Go through the material and write it all out exactly, minus the pictures.

START COLLECTED DATA

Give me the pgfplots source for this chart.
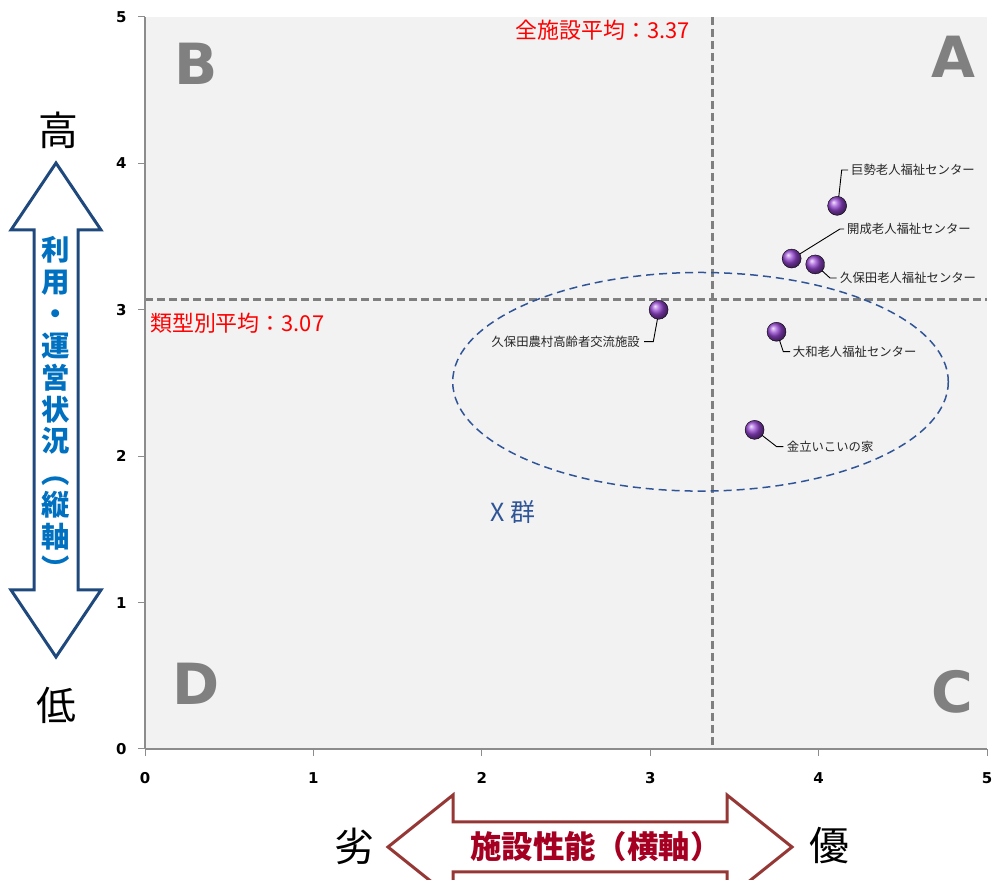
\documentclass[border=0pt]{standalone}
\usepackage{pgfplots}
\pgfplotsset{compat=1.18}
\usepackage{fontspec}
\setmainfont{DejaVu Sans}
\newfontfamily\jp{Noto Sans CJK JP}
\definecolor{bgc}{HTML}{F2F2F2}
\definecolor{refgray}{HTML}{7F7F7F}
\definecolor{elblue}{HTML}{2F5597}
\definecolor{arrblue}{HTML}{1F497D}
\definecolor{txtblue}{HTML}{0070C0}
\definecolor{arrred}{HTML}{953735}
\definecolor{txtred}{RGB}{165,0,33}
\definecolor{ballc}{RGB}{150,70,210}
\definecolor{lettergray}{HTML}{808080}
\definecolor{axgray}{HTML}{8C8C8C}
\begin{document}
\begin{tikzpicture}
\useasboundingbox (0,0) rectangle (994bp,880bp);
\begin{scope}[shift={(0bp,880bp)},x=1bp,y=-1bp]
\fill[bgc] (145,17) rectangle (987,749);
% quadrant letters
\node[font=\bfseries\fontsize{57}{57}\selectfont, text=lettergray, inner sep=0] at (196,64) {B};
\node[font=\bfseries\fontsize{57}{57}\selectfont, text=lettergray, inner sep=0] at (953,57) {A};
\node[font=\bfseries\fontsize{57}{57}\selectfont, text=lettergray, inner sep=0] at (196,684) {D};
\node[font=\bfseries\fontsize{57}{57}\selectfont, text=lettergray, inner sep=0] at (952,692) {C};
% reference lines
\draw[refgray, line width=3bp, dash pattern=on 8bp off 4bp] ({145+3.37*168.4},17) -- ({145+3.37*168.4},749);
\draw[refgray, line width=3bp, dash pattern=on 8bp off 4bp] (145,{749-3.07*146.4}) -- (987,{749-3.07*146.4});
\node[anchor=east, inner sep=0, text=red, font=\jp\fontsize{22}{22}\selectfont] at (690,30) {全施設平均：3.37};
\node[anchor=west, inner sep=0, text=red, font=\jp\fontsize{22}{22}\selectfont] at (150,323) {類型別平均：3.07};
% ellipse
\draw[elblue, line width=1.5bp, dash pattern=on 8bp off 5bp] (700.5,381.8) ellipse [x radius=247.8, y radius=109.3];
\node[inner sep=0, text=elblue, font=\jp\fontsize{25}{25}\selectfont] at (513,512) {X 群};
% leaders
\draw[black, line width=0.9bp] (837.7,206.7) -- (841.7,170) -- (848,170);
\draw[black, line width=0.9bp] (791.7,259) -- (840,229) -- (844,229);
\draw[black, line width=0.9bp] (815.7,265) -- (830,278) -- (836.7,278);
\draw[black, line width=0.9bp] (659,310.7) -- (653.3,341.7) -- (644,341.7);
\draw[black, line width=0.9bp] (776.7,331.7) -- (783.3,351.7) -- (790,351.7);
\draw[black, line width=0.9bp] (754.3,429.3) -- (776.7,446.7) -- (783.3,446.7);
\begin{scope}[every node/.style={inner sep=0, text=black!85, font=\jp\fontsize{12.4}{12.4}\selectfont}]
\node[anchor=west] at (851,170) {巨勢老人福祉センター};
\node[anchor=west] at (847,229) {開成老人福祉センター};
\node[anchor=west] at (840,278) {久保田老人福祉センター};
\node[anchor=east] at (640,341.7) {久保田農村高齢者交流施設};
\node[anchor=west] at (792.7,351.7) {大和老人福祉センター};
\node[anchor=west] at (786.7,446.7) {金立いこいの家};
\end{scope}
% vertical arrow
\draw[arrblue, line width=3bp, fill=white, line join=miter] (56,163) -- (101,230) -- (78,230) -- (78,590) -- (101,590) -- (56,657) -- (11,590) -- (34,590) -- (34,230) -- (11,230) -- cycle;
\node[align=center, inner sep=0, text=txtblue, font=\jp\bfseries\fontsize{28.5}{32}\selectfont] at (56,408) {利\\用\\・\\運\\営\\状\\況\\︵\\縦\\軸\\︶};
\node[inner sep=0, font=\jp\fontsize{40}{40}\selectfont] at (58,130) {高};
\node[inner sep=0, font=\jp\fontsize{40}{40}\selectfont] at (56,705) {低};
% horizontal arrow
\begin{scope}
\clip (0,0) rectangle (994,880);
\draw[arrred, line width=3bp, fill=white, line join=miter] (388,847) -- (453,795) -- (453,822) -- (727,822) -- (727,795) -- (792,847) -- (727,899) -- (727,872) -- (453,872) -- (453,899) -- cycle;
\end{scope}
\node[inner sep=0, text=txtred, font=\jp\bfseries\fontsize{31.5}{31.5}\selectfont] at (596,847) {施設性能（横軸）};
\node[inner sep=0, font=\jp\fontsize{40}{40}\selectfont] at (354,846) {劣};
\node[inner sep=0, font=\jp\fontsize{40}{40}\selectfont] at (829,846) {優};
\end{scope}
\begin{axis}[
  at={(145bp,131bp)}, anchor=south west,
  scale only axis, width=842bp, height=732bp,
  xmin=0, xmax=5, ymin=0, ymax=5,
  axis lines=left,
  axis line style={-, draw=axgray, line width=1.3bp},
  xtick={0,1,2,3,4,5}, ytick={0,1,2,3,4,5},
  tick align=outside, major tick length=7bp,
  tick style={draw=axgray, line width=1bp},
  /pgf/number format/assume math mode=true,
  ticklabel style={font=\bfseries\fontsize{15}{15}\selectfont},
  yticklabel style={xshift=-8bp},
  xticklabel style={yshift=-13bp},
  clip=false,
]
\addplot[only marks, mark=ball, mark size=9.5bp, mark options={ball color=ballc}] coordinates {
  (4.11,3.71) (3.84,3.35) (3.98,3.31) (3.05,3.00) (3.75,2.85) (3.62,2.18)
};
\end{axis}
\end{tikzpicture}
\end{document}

END COLLECTED DATA

EXERCISE RESULT:
Give me the pgfplots source for this chart.
\documentclass[border=0pt]{standalone}
\usepackage{pgfplots}
\pgfplotsset{compat=1.18}
\usepackage{fontspec}
\setmainfont{DejaVu Sans}
\newfontfamily\jp{Noto Sans CJK JP}
\definecolor{bgc}{HTML}{F2F2F2}
\definecolor{refgray}{HTML}{7F7F7F}
\definecolor{elblue}{HTML}{2F5597}
\definecolor{arrblue}{HTML}{1F497D}
\definecolor{txtblue}{HTML}{0070C0}
\definecolor{arrred}{HTML}{953735}
\definecolor{txtred}{RGB}{165,0,33}
\definecolor{ballc}{RGB}{150,70,210}
\definecolor{lettergray}{HTML}{808080}
\definecolor{axgray}{HTML}{8C8C8C}
\begin{document}
\begin{tikzpicture}
\useasboundingbox (0,0) rectangle (994bp,880bp);
\begin{scope}[shift={(0bp,880bp)},x=1bp,y=-1bp]
\fill[bgc] (145,17) rectangle (987,749);
% quadrant letters
\node[font=\bfseries\fontsize{57}{57}\selectfont, text=lettergray, inner sep=0] at (196,64) {B};
\node[font=\bfseries\fontsize{57}{57}\selectfont, text=lettergray, inner sep=0] at (953,57) {A};
\node[font=\bfseries\fontsize{57}{57}\selectfont, text=lettergray, inner sep=0] at (196,684) {D};
\node[font=\bfseries\fontsize{57}{57}\selectfont, text=lettergray, inner sep=0] at (952,692) {C};
% reference lines
\draw[refgray, line width=3bp, dash pattern=on 8bp off 4bp] ({145+3.37*168.4},17) -- ({145+3.37*168.4},749);
\draw[refgray, line width=3bp, dash pattern=on 8bp off 4bp] (145,{749-3.07*146.4}) -- (987,{749-3.07*146.4});
\node[anchor=east, inner sep=0, text=red, font=\jp\fontsize{22}{22}\selectfont] at (690,30) {全施設平均：3.37};
\node[anchor=west, inner sep=0, text=red, font=\jp\fontsize{22}{22}\selectfont] at (150,323) {類型別平均：3.07};
% ellipse
\draw[elblue, line width=1.5bp, dash pattern=on 8bp off 5bp] (700.5,381.8) ellipse [x radius=247.8, y radius=109.3];
\node[inner sep=0, text=elblue, font=\jp\fontsize{25}{25}\selectfont] at (513,512) {X 群};
% leaders
\draw[black, line width=0.9bp] (837.7,206.7) -- (841.7,170) -- (848,170);
\draw[black, line width=0.9bp] (791.7,259) -- (840,229) -- (844,229);
\draw[black, line width=0.9bp] (815.7,265) -- (830,278) -- (836.7,278);
\draw[black, line width=0.9bp] (659,310.7) -- (653.3,341.7) -- (644,341.7);
\draw[black, line width=0.9bp] (776.7,331.7) -- (783.3,351.7) -- (790,351.7);
\draw[black, line width=0.9bp] (754.3,429.3) -- (776.7,446.7) -- (783.3,446.7);
\begin{scope}[every node/.style={inner sep=0, text=black!85, font=\jp\fontsize{12.4}{12.4}\selectfont}]
\node[anchor=west] at (851,170) {巨勢老人福祉センター};
\node[anchor=west] at (847,229) {開成老人福祉センター};
\node[anchor=west] at (840,278) {久保田老人福祉センター};
\node[anchor=east] at (640,341.7) {久保田農村高齢者交流施設};
\node[anchor=west] at (792.7,351.7) {大和老人福祉センター};
\node[anchor=west] at (786.7,446.7) {金立いこいの家};
\end{scope}
% vertical arrow
\draw[arrblue, line width=3bp, fill=white, line join=miter] (56,163) -- (101,230) -- (78,230) -- (78,590) -- (101,590) -- (56,657) -- (11,590) -- (34,590) -- (34,230) -- (11,230) -- cycle;
\node[align=center, inner sep=0, text=txtblue, font=\jp\bfseries\fontsize{28.5}{32}\selectfont] at (56,408) {利\\用\\・\\運\\営\\状\\況\\︵\\縦\\軸\\︶};
\node[inner sep=0, font=\jp\fontsize{40}{40}\selectfont] at (58,130) {高};
\node[inner sep=0, font=\jp\fontsize{40}{40}\selectfont] at (56,705) {低};
% horizontal arrow
\begin{scope}
\clip (0,0) rectangle (994,880);
\draw[arrred, line width=3bp, fill=white, line join=miter] (388,847) -- (453,795) -- (453,822) -- (727,822) -- (727,795) -- (792,847) -- (727,899) -- (727,872) -- (453,872) -- (453,899) -- cycle;
\end{scope}
\node[inner sep=0, text=txtred, font=\jp\bfseries\fontsize{31.5}{31.5}\selectfont] at (596,847) {施設性能（横軸）};
\node[inner sep=0, font=\jp\fontsize{40}{40}\selectfont] at (354,846) {劣};
\node[inner sep=0, font=\jp\fontsize{40}{40}\selectfont] at (829,846) {優};
\end{scope}
\begin{axis}[
  at={(145bp,131bp)}, anchor=south west,
  scale only axis, width=842bp, height=732bp,
  xmin=0, xmax=5, ymin=0, ymax=5,
  axis lines=left,
  axis line style={-, draw=axgray, line width=1.3bp},
  xtick={0,1,2,3,4,5}, ytick={0,1,2,3,4,5},
  tick align=outside, major tick length=7bp,
  tick style={draw=axgray, line width=1bp},
  /pgf/number format/assume math mode=true,
  ticklabel style={font=\bfseries\fontsize{15}{15}\selectfont},
  yticklabel style={xshift=-8bp},
  xticklabel style={yshift=-13bp},
  clip=false,
]
\addplot[only marks, mark=ball, mark size=9.5bp, mark options={ball color=ballc}] coordinates {
  (4.11,3.71) (3.84,3.35) (3.98,3.31) (3.05,3.00) (3.75,2.85) (3.62,2.18)
};
\end{axis}
\end{tikzpicture}
\end{document}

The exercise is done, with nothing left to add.